There are many differing views of how best to roll out an electric vehicle (EV) charging infrastructure, but all agree that there is no single silver-bullet solution. It will take a combined effort from government, private enterprise and and home charging to produce a multi-faceted network that suits a wide variety of EV end-user scenarios. 

Some charging-point providers state that obtaining land for public charging points, whether through purchase, leasing or rental, is a major challenge. That is particularly true in congested, expensive cities, and in countries where there is a lot of bureaucracy.

That puts the legacy oil and gas companies, such as BP, Shell and Total (who have acquired many EV charging operators), at a huge advantage. Their existing networks of fuelling stations can be partially or fully converted to provide charging points for EVs.
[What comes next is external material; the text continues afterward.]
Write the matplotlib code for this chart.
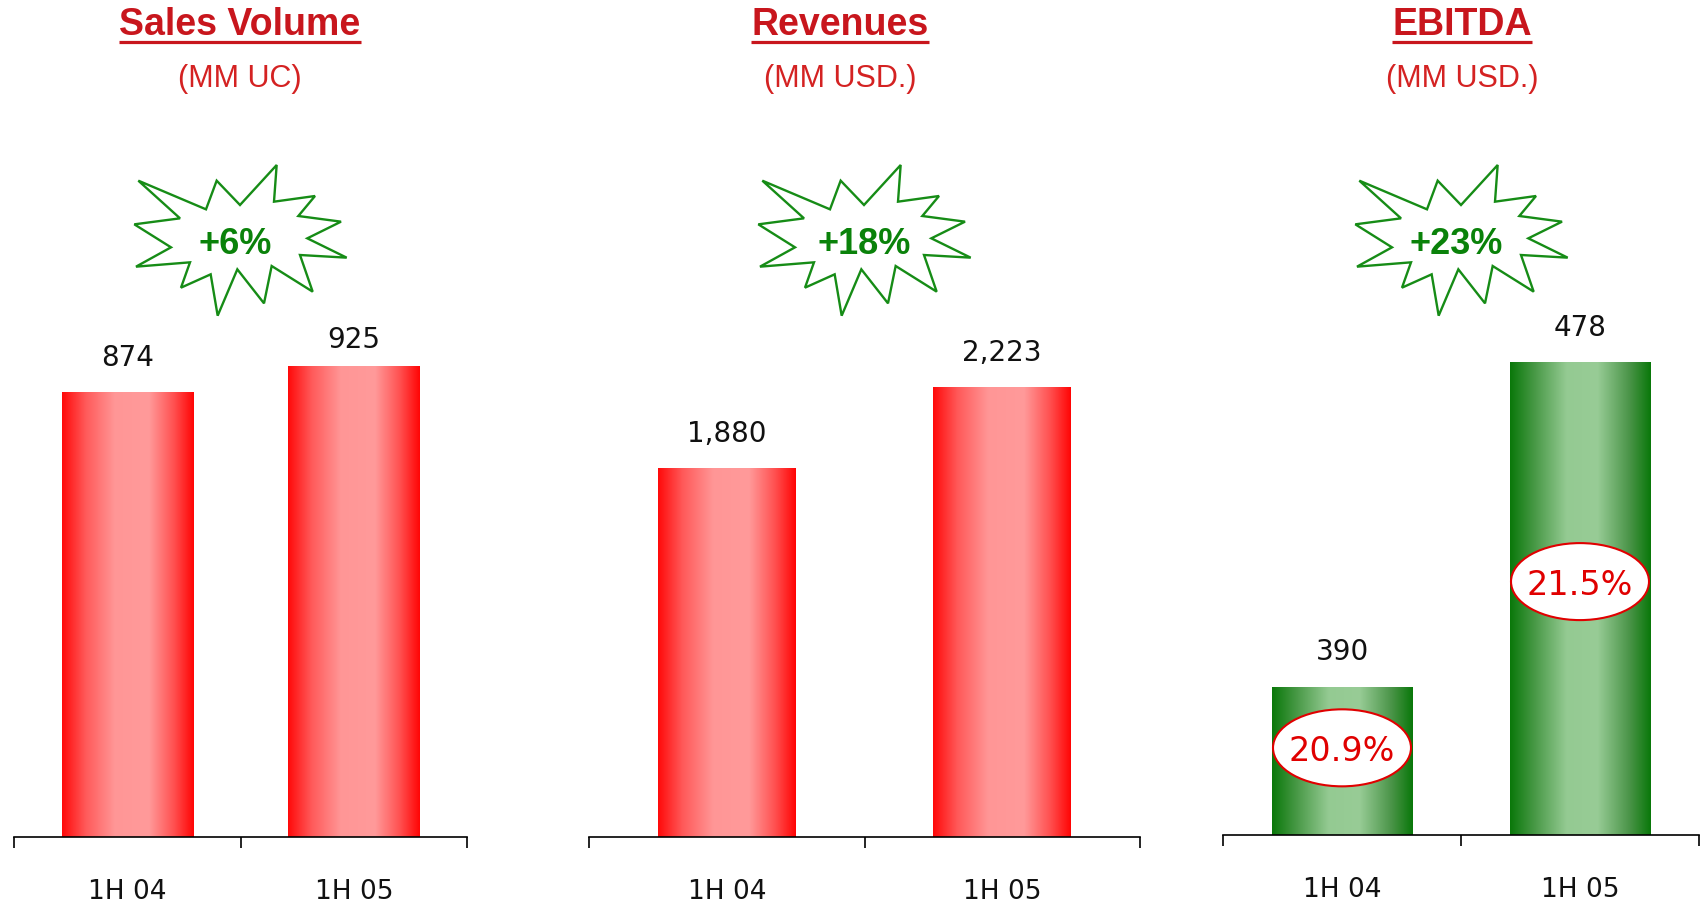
import matplotlib
matplotlib.use('Agg')
import matplotlib.pyplot as plt
import numpy as np
from matplotlib.colors import LinearSegmentedColormap
from matplotlib.patches import Polygon, Ellipse
from matplotlib.transforms import IdentityTransform
from matplotlib.lines import Line2D

# data
titles = ['Sales Volume', 'Revenues', 'EBITDA']
units = ['(MM UC)', '(MM USD.)', '(MM USD.)']
periods = ['1H 04', '1H 05']
sales_volume = [874, 925]
revenues = [1880, 2223]
ebitda = [390, 478]
growth = ['+6%', '+18%', '+23%']
ebitda_margin = ['20.9%', '21.5%']

W, H = 1702, 902
fig = plt.figure(figsize=(W / 100, H / 100), dpi=100)
ident = IdentityTransform()


def px(x, y):
    # top-left pixel -> display coords
    return x, H - y


red_cm = LinearSegmentedColormap.from_list(
    'redbar', [(0, '#ff0a0a'), (0.18, '#ff5a5a'), (0.4, '#ff9696'), (0.66, '#ff9a9a'),
               (0.85, '#ff5050'), (1, '#ff0505')])
green_cm = LinearSegmentedColormap.from_list(
    'greenbar', [(0, '#0a780a'), (0.18, '#4a9a48'), (0.4, '#94ca92'), (0.62, '#98cc96'),
                 (0.85, '#4a9448'), (1, '#0a780a')])

# panel layout: left, right, bottom, top in pixels; y limits; bar width
panels = [
    dict(vals=sales_volume, box=(14, 467, 837, 100), ylim=(0, 1450), bw=0.58,
         cmap=red_cm, title_x=240, lab_off=[27, 19], star_dx=0),
    dict(vals=revenues, box=(589, 1140, 837, 100), ylim=(340, 3424), bw=0.50,
         cmap=red_cm, title_x=840, lab_off=[27, 26], star_dx=624),
    dict(vals=ebitda, box=(1223, 1699, 835, 100), ylim=(350, 549), bw=0.59,
         cmap=green_cm, title_x=1462, lab_off=[27, 26], star_dx=1221),
]

# explosion shape outline (pixel coords of first panel)
star_pts = [(55, 92), (258, 178), (290, 92), (360, 165), (470, 45), (462, 155),
            (585, 138), (535, 198), (663, 215), (562, 265), (680, 323), (540, 315),
            (578, 425), (455, 348), (432, 460), (352, 358), (293, 497), (272, 373),
            (183, 413), (210, 337), (48, 350), (153, 292), (43, 223), (180, 205)]
star_pts = [(120 + a / 3, 150 + b / 3) for a, b in star_pts]

grad = np.linspace(0, 1, 256).reshape(1, -1)
axes = []
for k, p in enumerate(panels):
    l, r, b, t = p['box']
    ax = fig.add_axes([l / W, 1 - b / H, (r - l) / W, (b - t) / H])
    axes.append(ax)
    bars = ax.bar(range(len(periods)), p['vals'], width=p['bw'], color='none')
    for bar in bars:
        x0 = bar.get_x()
        ax.imshow(grad, cmap=p['cmap'], aspect='auto', zorder=2,
                  extent=[x0, x0 + bar.get_width(), 0, bar.get_height()])
    ax.set_xlim(-0.5, len(periods) - 0.5)
    ax.set_ylim(*p['ylim'])
    for s in ['left', 'right', 'top']:
        ax.spines[s].set_visible(False)
    ax.spines['bottom'].set_linewidth(1.2)
    ax.spines['bottom'].set_zorder(5)
    ax.set_yticks([])
    ax.set_xticks(np.arange(len(periods) + 1) - 0.5)
    ax.set_xticklabels([])
    ax.set_xticks(range(len(periods)), minor=True)
    ax.set_xticklabels(periods, minor=True, fontsize=19, color='#111111')
    ax.tick_params(axis='x', which='major', length=8, width=1.2, direction='out')
    ax.tick_params(axis='x', which='minor', length=0, pad=30)
    ax.patch.set_visible(False)

    for i, v in enumerate(p['vals']):
        ax.annotate(f'{v:,}', (i, v), xytext=(0, p['lab_off'][i] * 0.72),
                    textcoords='offset points', ha='center', va='baseline',
                    fontsize=20, color='#111111')

    # titles
    tt = fig.text(*px(p['title_x'], 35), titles[k], transform=ident, ha='center',
                  va='baseline', fontsize=27, fontweight='bold', color='#c8161d',
                  family='Liberation Sans')
    fig.text(*px(p['title_x'], 87), units[k], transform=ident, ha='center',
             va='baseline', fontsize=22, color='#d42222', family='Liberation Sans')
    fig.canvas.draw()
    bb = tt.get_window_extent(fig.canvas.get_renderer())
    fig.add_artist(Line2D([bb.x0, bb.x1], [H - 41.5, H - 41.5], transform=ident,
                          color='#c8161d', lw=2.3, solid_capstyle='butt'))

    # growth burst
    pts = [px(x + p['star_dx'], y) for x, y in star_pts]
    fig.add_artist(Polygon(pts, closed=True, transform=ident, facecolor='white',
                           edgecolor='#168c16', lw=1.7, joinstyle='miter'))
    fig.text(*px(235 + p['star_dx'] + (5 if k == 1 else 0), 254.5), growth[k],
             transform=ident, ha='center', va='baseline', fontsize=26,
             fontweight='bold', color='#0a820a', family='Liberation Sans')

# EBITDA margin ellipses
ax = axes[2]
ylo = panels[2]['ylim'][0]
ell_frac = [0.59, 0.536]
for i, v in enumerate(ebitda):
    cx, cy = ax.transData.transform((i, ylo + ell_frac[i] * (v - ylo)))
    fig.add_artist(Ellipse((cx, cy), 138, 77, transform=ident, facecolor='white',
                           edgecolor='#e00000', lw=1.5, zorder=6))
    fig.text(cx, cy, ebitda_margin[i], transform=ident, ha='center',
             va='center_baseline', fontsize=24, color='#e00000', zorder=7)

fig.savefig('out.png', dpi=100)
However, while this is true for the rapid chargers required on major motorways, and also for commercial EVs that require lots of parking space, this is only a small part of the equation and future EV charging is going to be more of a mixed bag.

Christoph Erni, CEO of Juice Technology, counters the conventional wisdom. “I think it comes from a false way of thinking because you try to copy the old behaviour, you try to build up charging stations like gas stations,” he says. “That’s not necessary anymore. You mainly charge your car where you park anyway. That means mainly at home, mainly in front of the building where you work, or on recreation sites or shopping areas. These spaces need to be equipped, no additional space needed.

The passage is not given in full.